NHS Improvement chief executive Jim Mackey used his speech at the NHS Providers conference this week to underline the importance of cutting back office costs.
He said he wanted to ensure most STPs remained “collective planning forums” and did not morph into entities that actually ran systems. In that context “we need to think about accountability and who is responsible for the money,” he said. This indicates the substantial governance changes which may be involved in the backoffice mergers.
He added: “The ability to harness all the back office costs in that area, CCG, CSU costs and corporate back office costs in providers… is absolutely huge.”
Mr Mackey also said the Treasury was asking the NHS to reduce back office costs. The Treasury “should rightly say rationalise your overhead because it’s enormous, and it is”, he said.
Plans for a significant consolidation of back office functions were first outlined by Mr Mackey in June. He said in a letter to chief executives that STPs had a month to submit plans to merge both back office and pathology services with their neighbours.
The letter said: “Back office services in the NHS have not consolidated in the way they have in many other sectors and I know that many STP areas are already developing plans in this area.

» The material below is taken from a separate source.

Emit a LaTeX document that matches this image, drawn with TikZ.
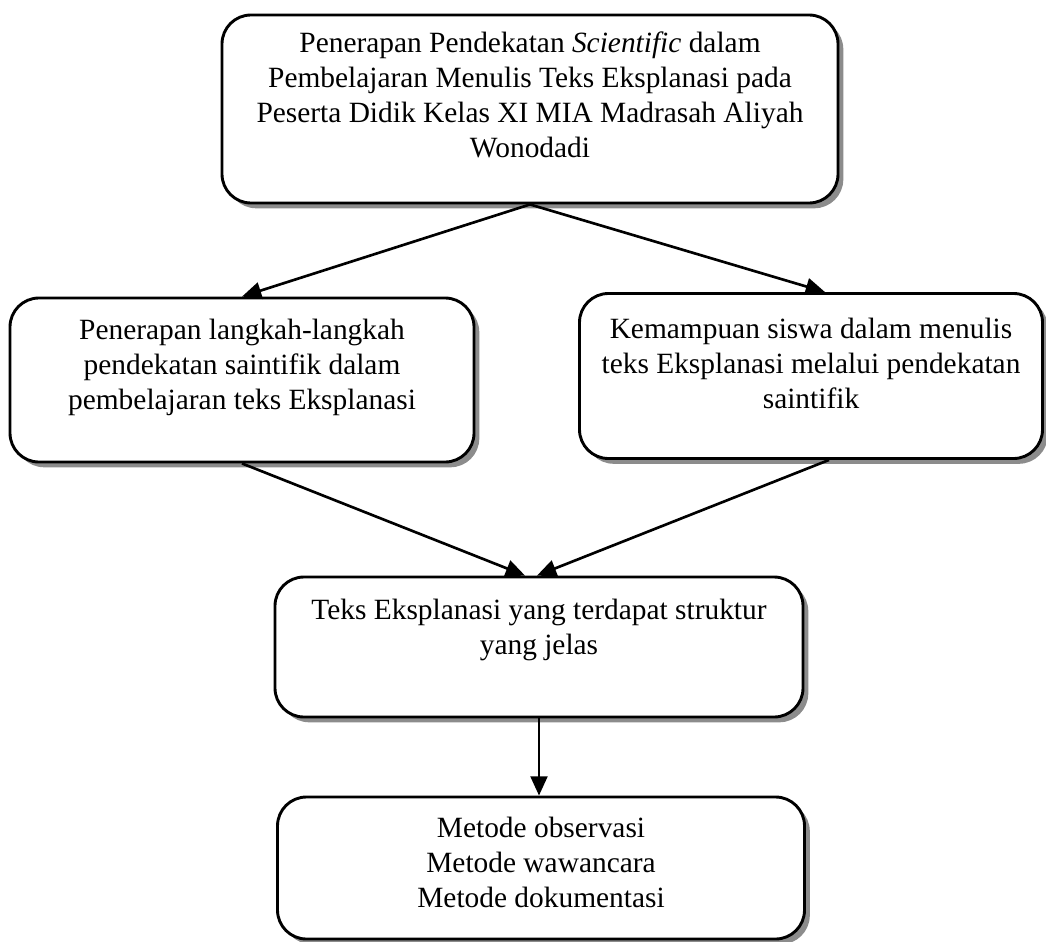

“We will therefore be asking all STP leads to develop proposals to consolidate back office and pathology services with outline plans, initially on an STP footprint basis but with a mind to consolidate across larger areas overtime, to be agreed before the end of July.”
A NHS Improvement spokesman said: “We want to ensure we’re supporting the NHS to deliver corporate services that provide the best value for money and quality of service.
”The four pathfinders identified are being supported by NHS Improvement to develop their local solutions and the learnings will be used to support transformation plans for other areas of the NHS.”